I love that this indie movie cast an actor with Down syndrome, to play Zak, who has Down syndrome. It’s also great that they got a cast that included Dakota Johnson, Shia LeBouf, Bruce Dern, and Thomas Hayden Church as wrestler Salt Water Redneck.
The film has one of those problems a lot of movies have with bad guys. They make them so deplorable, you can never warm up to them. Shia LaBeouf plays a fisherman (Tyler) that steals and is selfish. He also burns down the equipment of the angry fishermen that confronted him; one of them being played by John Hawkes, and if Shia had seen him in Winter’s Bone…I’m guessing he wouldn’t have done that. The other heavy is played by rapper Yelawolf, who is also rather scary.
Zak, who has Down syndrome, is living in an old folks him and he keeps trying to make a break for it. Even though a nurse (Dakota Johnson) is great to him, and so is his roommate (Bruce Dern, who has a few great lines), he’s not happy there. He watches tapes of a wrestling school that the Salt Water Redneck runs, and he wants to attend (they’re like the Art of Self Defense meets Brigsby Bear).
This is the feature debut from Michael Schwartz and Tyler Nilson, who penned and directed this together. They cast Zack Gottsagen after meeting him at a camp for actors with disabilities. He does just fine with his lines, and it was smart how they made his character. He wasn’t the butt of jokes, and it was sweet how Shia’s character warms up to him, despite those elements being derivative. It’s just a shame the script wasn’t sharper. My wife and I were hating every second of this movie. Other than Dern in the beginning, it was offering nothing. Not until the 3rd act, when the wrestler Zak has been obsessed with after watching old VHS tapes, enters the picture. It’s after the typical buddy road trip shenanigans, none of which were amusing. Oh wait, a store clerk at a bait shop that looked like a character out of a Coen brothers picture, was a bit of fun.

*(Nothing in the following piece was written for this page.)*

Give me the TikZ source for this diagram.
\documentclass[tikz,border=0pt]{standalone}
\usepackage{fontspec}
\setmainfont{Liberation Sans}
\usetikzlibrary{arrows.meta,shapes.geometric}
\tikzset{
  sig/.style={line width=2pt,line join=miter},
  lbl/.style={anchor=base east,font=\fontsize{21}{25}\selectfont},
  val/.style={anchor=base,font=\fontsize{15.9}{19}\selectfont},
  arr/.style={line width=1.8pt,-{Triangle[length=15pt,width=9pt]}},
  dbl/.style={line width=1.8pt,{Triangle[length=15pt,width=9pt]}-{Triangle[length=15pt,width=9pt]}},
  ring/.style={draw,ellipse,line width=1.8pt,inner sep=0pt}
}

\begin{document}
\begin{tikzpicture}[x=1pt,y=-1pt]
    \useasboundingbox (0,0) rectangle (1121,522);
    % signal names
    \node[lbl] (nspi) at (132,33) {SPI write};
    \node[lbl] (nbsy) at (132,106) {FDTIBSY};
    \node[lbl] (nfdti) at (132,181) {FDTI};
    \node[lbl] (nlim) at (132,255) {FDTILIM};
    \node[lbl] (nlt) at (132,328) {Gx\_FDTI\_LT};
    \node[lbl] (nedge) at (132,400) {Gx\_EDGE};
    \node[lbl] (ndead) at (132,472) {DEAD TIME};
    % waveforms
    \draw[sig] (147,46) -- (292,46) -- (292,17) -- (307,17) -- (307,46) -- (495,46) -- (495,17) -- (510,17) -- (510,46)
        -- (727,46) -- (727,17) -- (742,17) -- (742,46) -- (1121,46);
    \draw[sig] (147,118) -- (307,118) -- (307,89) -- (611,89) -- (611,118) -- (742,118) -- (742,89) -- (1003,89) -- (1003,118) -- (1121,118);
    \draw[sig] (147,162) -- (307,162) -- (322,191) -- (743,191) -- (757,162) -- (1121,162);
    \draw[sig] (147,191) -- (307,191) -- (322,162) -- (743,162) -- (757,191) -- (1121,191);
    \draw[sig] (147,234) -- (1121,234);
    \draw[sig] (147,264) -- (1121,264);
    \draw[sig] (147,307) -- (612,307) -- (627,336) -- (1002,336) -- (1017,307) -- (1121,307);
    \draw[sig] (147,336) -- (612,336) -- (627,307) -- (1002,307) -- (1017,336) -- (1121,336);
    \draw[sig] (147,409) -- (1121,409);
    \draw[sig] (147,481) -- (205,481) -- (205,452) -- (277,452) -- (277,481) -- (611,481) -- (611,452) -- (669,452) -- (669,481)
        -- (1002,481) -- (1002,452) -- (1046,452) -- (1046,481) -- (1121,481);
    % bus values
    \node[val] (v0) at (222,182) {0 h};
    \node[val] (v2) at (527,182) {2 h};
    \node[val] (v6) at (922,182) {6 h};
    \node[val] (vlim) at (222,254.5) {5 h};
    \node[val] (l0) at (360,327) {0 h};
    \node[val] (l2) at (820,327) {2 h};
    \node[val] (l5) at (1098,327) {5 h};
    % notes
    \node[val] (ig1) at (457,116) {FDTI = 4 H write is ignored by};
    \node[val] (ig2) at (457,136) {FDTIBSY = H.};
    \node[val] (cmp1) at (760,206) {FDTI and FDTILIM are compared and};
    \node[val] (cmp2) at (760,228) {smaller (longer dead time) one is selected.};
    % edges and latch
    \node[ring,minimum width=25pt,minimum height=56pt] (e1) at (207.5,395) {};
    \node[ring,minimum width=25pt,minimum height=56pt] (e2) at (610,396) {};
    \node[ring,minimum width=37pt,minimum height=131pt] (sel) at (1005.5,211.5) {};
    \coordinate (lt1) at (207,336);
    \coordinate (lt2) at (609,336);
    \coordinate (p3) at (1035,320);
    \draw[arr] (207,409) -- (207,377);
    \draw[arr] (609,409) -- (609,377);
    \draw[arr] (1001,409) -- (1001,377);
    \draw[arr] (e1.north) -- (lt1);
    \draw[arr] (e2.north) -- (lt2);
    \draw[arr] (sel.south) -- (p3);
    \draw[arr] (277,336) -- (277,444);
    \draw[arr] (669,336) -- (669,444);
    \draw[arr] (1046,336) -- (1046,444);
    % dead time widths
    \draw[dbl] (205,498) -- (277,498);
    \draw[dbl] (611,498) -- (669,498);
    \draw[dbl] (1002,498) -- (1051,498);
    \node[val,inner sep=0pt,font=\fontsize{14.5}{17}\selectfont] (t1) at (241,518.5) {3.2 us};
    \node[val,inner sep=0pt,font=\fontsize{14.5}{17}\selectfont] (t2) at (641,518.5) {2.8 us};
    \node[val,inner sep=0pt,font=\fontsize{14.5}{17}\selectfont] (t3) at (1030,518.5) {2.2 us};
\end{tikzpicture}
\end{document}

The movie has a Mark Twain vibe, perhaps mixed with an Of Mice and Men element, if I want to add another literary reference.
There was one scene with the guys showing up to a shack that has a blind, African-American preacher who is firing a gun at them and talking like he just got off a plantation. It’s easily one of the worst scenes I’ve seen this year.
What made things surprising is that the 3rd act is actually heartwarming, funny, and a blast. Sure, they’re predictable, but they’re fun. You’ll wish the whole movie was like that final half hour.
The Peanut Butter Falcon…sounds more like the name of a ‘60s band. It feels like it was written by a 60-year-old that has never seen a movie before; or…has seen too many movies and decides to poach cliches from them all.
The cast has great chemistry together. It’s just a shame a better script wasn’t provided.
1 ½ stars out of 5.
Don’t be fooled by critics that feel they have to give this a good review because it cast someone with a disability. It’s great that the filmmakers did that, but it doesn’t mean it’s a great movie.